Speaking of wildlife — the birding here is legitimately exceptional. Las Cruces sits along the Central Flyway, and the bosque acts as a critical stopover for hundreds of species moving between North and South America. From November through February, sandhill cranes gather in the fields just outside the park in jaw-dropping numbers. Year-round, you might spot roadrunners darting through the underbrush, vermilion flycatchers flashing their brilliant red plumage, and great horned owls perched in the upper branches of ancient cottonwoods if you arrive early enough in the morning.
The Visitor Center staff are remarkably knowledgeable and enthusiastic. They offer free guided walks on select weekends throughout the year, and the center keeps a running bird checklist that serious birders will want to get their hands on immediately.
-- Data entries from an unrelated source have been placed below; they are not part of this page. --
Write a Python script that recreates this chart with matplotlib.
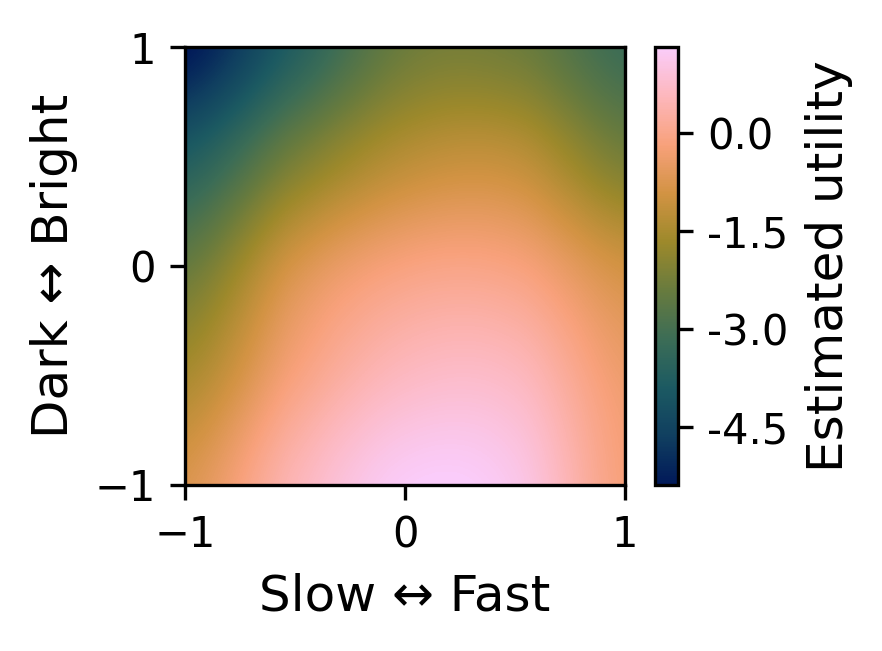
import numpy as np
import matplotlib
matplotlib.use("Agg")
import matplotlib.pyplot as plt
from matplotlib.colors import LinearSegmentedColormap, Normalize

# Grid coordinates (centres of the sampled utility values)
x_vals = [-1.0, -0.5, 0.0, 0.5, 1.0]
y_vals = [1.0, 0.5, 0.0, -0.5, -1.0]   # top row first

# Estimated utility (rows: y = 1 ... -1)
row_y_p1 = [-5.39, -3.70, -2.35, -2.30, -3.15]
row_y_p05 = [-3.80, -2.25, -1.30, -1.20, -2.20]
row_y_0 = [-2.45, -0.85, -0.15, -0.15, -0.93]
row_y_m05 = [-1.50, -0.15, 0.62, 0.62, -0.36]
row_y_m1 = [-0.76, 0.50, 1.28, 1.12, -0.17]

cbar_min, cbar_max = -5.39, 1.32
cbar_ticks = [-4.5, -3.0, -1.5, 0.0]
cbar_ticklabels = ["-4.5", "-3.0", "-1.5", "0.0"]
axis_ticks = [-1, 0, 1]

# batlow-like colormap
batlow_hex = ["#011959", "#103F60", "#1C5A62", "#3C6D56", "#687B3E",
              "#9D892B", "#D29343", "#F8A17B", "#FDB7BC", "#FACCFA"]
cmap = LinearSegmentedColormap.from_list("batlow", batlow_hex, N=256)

Z = np.array([row_y_p1, row_y_p05, row_y_0, row_y_m05, row_y_m1])

fig = plt.figure(figsize=(2.94, 2.17), dpi=300)
ax = fig.add_axes([0.2098, 0.255, 0.4988, 0.6728])
cax = fig.add_axes([0.7426, 0.255, 0.0261, 0.6728])

dx = (x_vals[1] - x_vals[0]) / 2
dy = (y_vals[0] - y_vals[1]) / 2
extent = [x_vals[0] - dx, x_vals[-1] + dx, y_vals[-1] - dy, y_vals[0] + dy]
im = ax.imshow(Z, cmap=cmap, norm=Normalize(cbar_min, cbar_max),
               extent=extent, origin="upper", interpolation="catrom",
               interpolation_stage="data", aspect="auto")
ax.set_xlim(-1, 1)
ax.set_ylim(-1, 1)
ax.set_xticks(axis_ticks)
ax.set_yticks(axis_ticks)
ax.tick_params(labelsize=10)
ax.set_xlabel("Slow ↔ Fast", fontsize=12)
ax.set_ylabel("Dark ↔ Bright", fontsize=12)

cb = fig.colorbar(im, cax=cax)
cb.set_ticks(cbar_ticks)
cb.set_ticklabels(cbar_ticklabels)
cb.ax.tick_params(labelsize=10)
cb.set_label("Estimated utility", fontsize=12)

fig.savefig("out.png", dpi=300)
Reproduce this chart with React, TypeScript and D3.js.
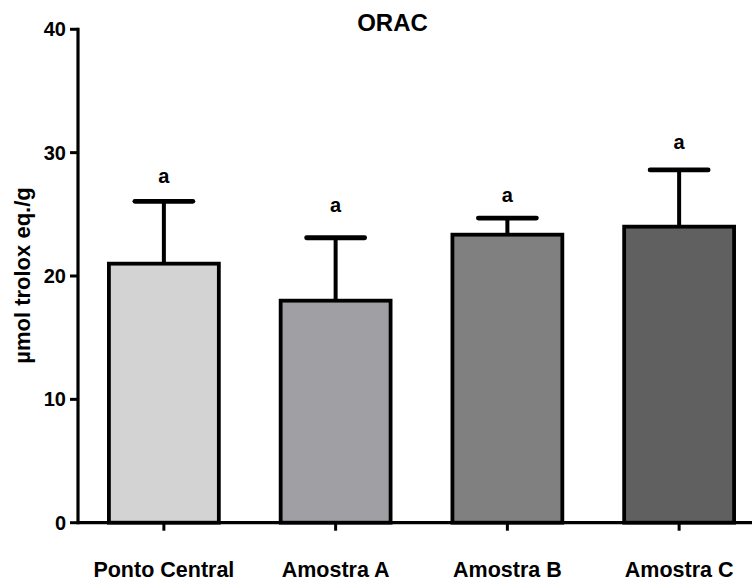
import React from "react";
import * as d3 from "d3";

const categories = ["Ponto Central", "Amostra A", "Amostra B", "Amostra C"];
const means = [21.0, 18.0, 23.35, 24.0];
const errorTops = [26.05, 23.1, 24.7, 28.6];
const letters = ["a", "a", "a", "a"];
const letterLevels = [27.5, 25.2, 26.0, 30.3];
const barColors = ["#d3d3d3", "#a09fa4", "#808080", "#606060"];
const yTicks = [0, 10, 20, 30, 40];
const title = "ORAC";
const yLabel = "µmol trolox eq./g";

const W = 752;
const H = 581;
const FONT = "'Liberation Sans', Arial, Helvetica, sans-serif";

export default function App() {
  const y = d3.scaleLinear().domain([0, 40]).range([522.7, 29.3]);
  const x = d3
    .scaleBand<string>()
    .domain(categories)
    .range([78, 765])
    .paddingInner(0.36)
    .paddingOuter(0.18);
  const axisX = 78;
  const y0 = y(0);
  const capW = 58;

  return (
    <svg
      width={W}
      height={H}
      style={{ position: "absolute", left: 0, top: 0, background: "#fff" }}
      fontFamily={FONT}
    >
      <rect x={0} y={0} width={W} height={H} fill="#fff" />
      {categories.map((c, i) => {
        const bx = x(c)!;
        const bw = x.bandwidth();
        const cx = bx + bw / 2;
        return (
          <g key={c}>
            <line
              x1={cx}
              x2={cx}
              y1={y(means[i])}
              y2={y(errorTops[i])}
              stroke="#000"
              strokeWidth={4}
            />
            <line
              x1={cx - capW / 2}
              x2={cx + capW / 2}
              y1={y(errorTops[i])}
              y2={y(errorTops[i])}
              stroke="#000"
              strokeWidth={4.8}
              strokeLinecap="round"
            />
            <rect
              x={bx}
              y={y(means[i])}
              width={bw}
              height={y0 - y(means[i])}
              fill={barColors[i]}
              stroke="#000"
              strokeWidth={3.8}
            />
            <text
              x={cx}
              y={y(letterLevels[i])}
              textAnchor="middle"
              fontWeight="bold"
              fontSize={20}
              fill="#000"
            >
              {letters[i]}
            </text>
          </g>
        );
      })}
      <line x1={axisX} x2={axisX} y1={y(40) - 1.5} y2={y0 + 1.5} stroke="#000" strokeWidth={3.2} />
      {yTicks.map((t) => (
        <g key={t}>
          <line x1={axisX - 8} x2={axisX} y1={y(t)} y2={y(t)} stroke="#000" strokeWidth={3} />
          <text
            x={66}
            y={y(t) + 7}
            textAnchor="end"
            fontWeight="bold"
            fontSize={20}
            fill="#000"
          >
            {t}
          </text>
        </g>
      ))}
      <line x1={axisX} x2={W} y1={y0} y2={y0} stroke="#000" strokeWidth={3.2} />
      {categories.map((c) => {
        const cx = x(c)! + x.bandwidth() / 2;
        return (
          <g key={"xt" + c}>
            <line x1={cx} x2={cx} y1={y0} y2={y0 + 8} stroke="#000" strokeWidth={3} />
            <text
              x={cx}
              y={576.5}
              textAnchor="middle"
              fontWeight="bold"
              fontSize={21.5}
              fill="#000"
            >
              {c}
            </text>
          </g>
        );
      })}
      <text x={392.5} y={30.5} textAnchor="middle" fontWeight="bold" fontSize={24} fill="#000">
        {title}
      </text>
      <text
        transform={`translate(30, 275.5) rotate(-90)`}
        textAnchor="middle"
        fontWeight="bold"
        fontSize={22}
        fill="#000"
      >
        {yLabel}
      </text>
    </svg>
  );
}
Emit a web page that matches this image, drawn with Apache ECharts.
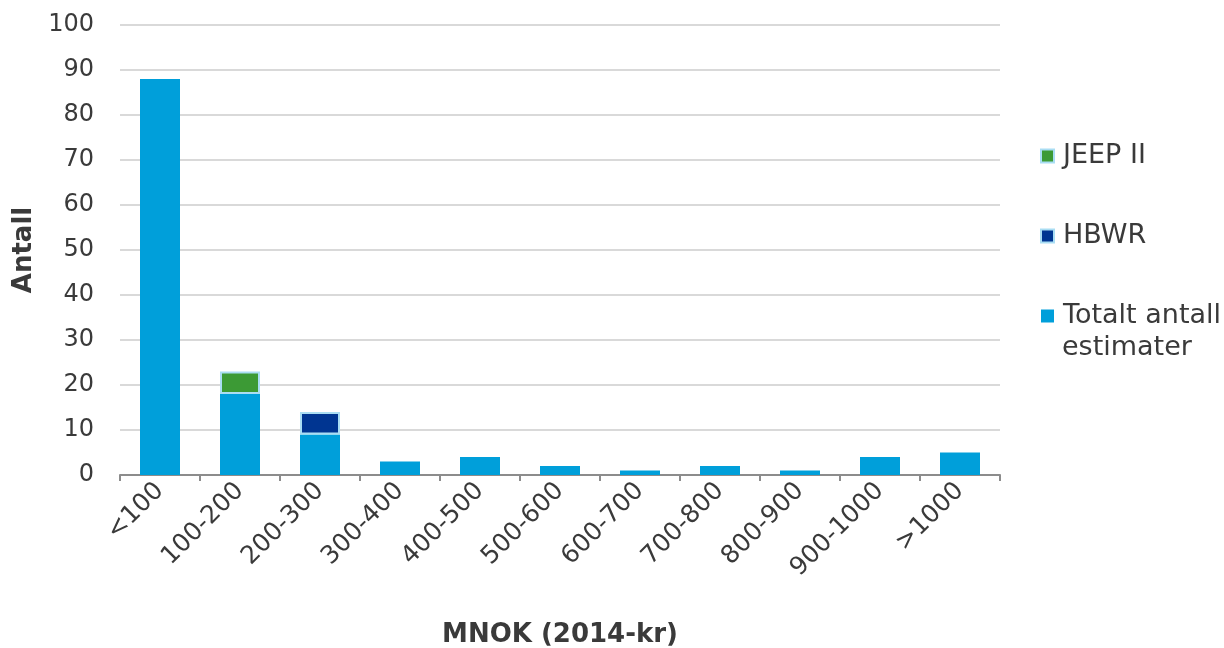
<!DOCTYPE html>
<html>
<head>
<meta charset="utf-8">
<script src="https://cdn.jsdelivr.net/npm/echarts@6/dist/echarts.min.js"></script>
<style>
  html, body { margin: 0; padding: 0; background: #fff; overflow: hidden; }
  #chart { width: 1224px; height: 648px; }
</style>
</head>
<body>
<div id="chart"></div>
<script>
// Cost intervals (MNOK, 2014-kr)
const categories = ['<100', '100-200', '200-300', '300-400', '400-500', '500-600',
  '600-700', '700-800', '800-900', '900-1000', '>1000'];
// Total number of estimates per interval
const totalt = [88, 18, 9, 3, 4, 2, 1, 2, 1, 4, 5];
// HBWR estimates (stacked on top)
const hbwr = [0, 0, 5, 0, 0, 0, 0, 0, 0, 0, 0];
// JEEP II estimates (stacked on top)
const jeep = [0, 5, 0, 0, 0, 0, 0, 0, 0, 0, 0];
const yTicks = { min: 0, max: 100, interval: 10 };

const FONT = '"DejaVu Sans", Verdana, sans-serif';
const TEXT = '#3a3a3a';
const TOTAL_NAME = 'Totalt antall estimater';

const chart = echarts.init(document.getElementById('chart'), null, { renderer: 'canvas' });
chart.setOption({
  animation: false,
  textStyle: { fontFamily: FONT },
  grid: { left: 120, right: 224, top: 25, bottom: 173, outerBoundsMode: 'none', containLabel: false },
  legend: {
    orient: 'vertical',
    left: 1035,
    top: 135,
    itemGap: 48,
    itemWidth: 13,
    itemHeight: 13,
    icon: 'rect',
    data: ['JEEP II', 'HBWR', TOTAL_NAME],
    // first line of the long name next to the marker; second line drawn below
    formatter: name => name === TOTAL_NAME ? 'Totalt antall' : name,
    textStyle: { fontFamily: FONT, fontSize: 27, color: TEXT, lineHeight: 32, padding: [0, 0, 0, 4] }
  },
  graphic: [{
    type: 'text',
    left: 1062,
    top: 334,
    style: { text: 'estimater', font: '27px "DejaVu Sans", Verdana, sans-serif', fill: TEXT }
  }],
  xAxis: {
    type: 'category',
    data: categories,
    name: 'MNOK (2014-kr)',
    nameLocation: 'middle',
    nameGap: 147,
    nameTextStyle: { fontFamily: FONT, fontSize: 26, fontWeight: 'bold', color: TEXT },
    axisLine: { lineStyle: { color: '#8c8c8c', width: 2 } },
    axisTick: { show: true, alignWithLabel: false, length: 6, lineStyle: { color: '#8c8c8c', width: 2 } },
    axisLabel: { rotate: 45, fontSize: 25, color: TEXT, margin: 12, interval: 0 }
  },
  yAxis: {
    type: 'value',
    min: yTicks.min,
    max: yTicks.max,
    interval: yTicks.interval,
    name: 'Antall',
    nameLocation: 'middle',
    nameGap: 82,
    nameRotate: 90,
    nameTextStyle: { fontFamily: FONT, fontSize: 26, fontWeight: 'bold', color: TEXT },
    axisLine: { show: false },
    axisTick: { show: false },
    axisLabel: { fontSize: 24, color: TEXT, margin: 26 },
    splitLine: { lineStyle: { color: '#d9d9d9', width: 2 } }
  },
  series: [
    {
      name: TOTAL_NAME,
      type: 'bar',
      stack: 'a',
      barWidth: '50%',
      data: totalt,
      itemStyle: { color: '#009fda' }
    },
    {
      name: 'HBWR',
      type: 'bar',
      stack: 'a',
      data: hbwr.map(v => v || null),
      itemStyle: { color: '#003591', borderColor: '#a9ddf3', borderWidth: 2 }
    },
    {
      name: 'JEEP II',
      type: 'bar',
      stack: 'a',
      data: jeep.map(v => v || null),
      itemStyle: { color: '#3c9a35', borderColor: '#a9ddf3', borderWidth: 2 }
    }
  ]
});
</script>
</body>
</html>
There is also a small exhibit space inside that does a lovely job explaining the ecology and cultural history of the Rio Grande valley — worth fifteen or twenty minutes of your time before you head out on the trail.
Admission is modest — New Mexico State Parks day-use fees apply — and the park opens at dawn, which is honestly the only way to do it. Arrive just as the light turns golden and slants through the cottonwood leaves, grab a cup of coffee to bring along, and give yourself at least ninety minutes to wander without hurrying. The bosque rewards slowness in a way that few places in this region do.
Las Cruces is a city famous for its green chile, its mountain sunsets, and its proximity to some of the most dramatic desert scenery on the continent. But the bosque offers something genuinely different — a quiet, living, breathing counterpoint to all that open sky and volcanic rock. Once you walk this trail, you will understand why the people who know it tend to come back again and again, in every season, watching it change and stay the same all at once.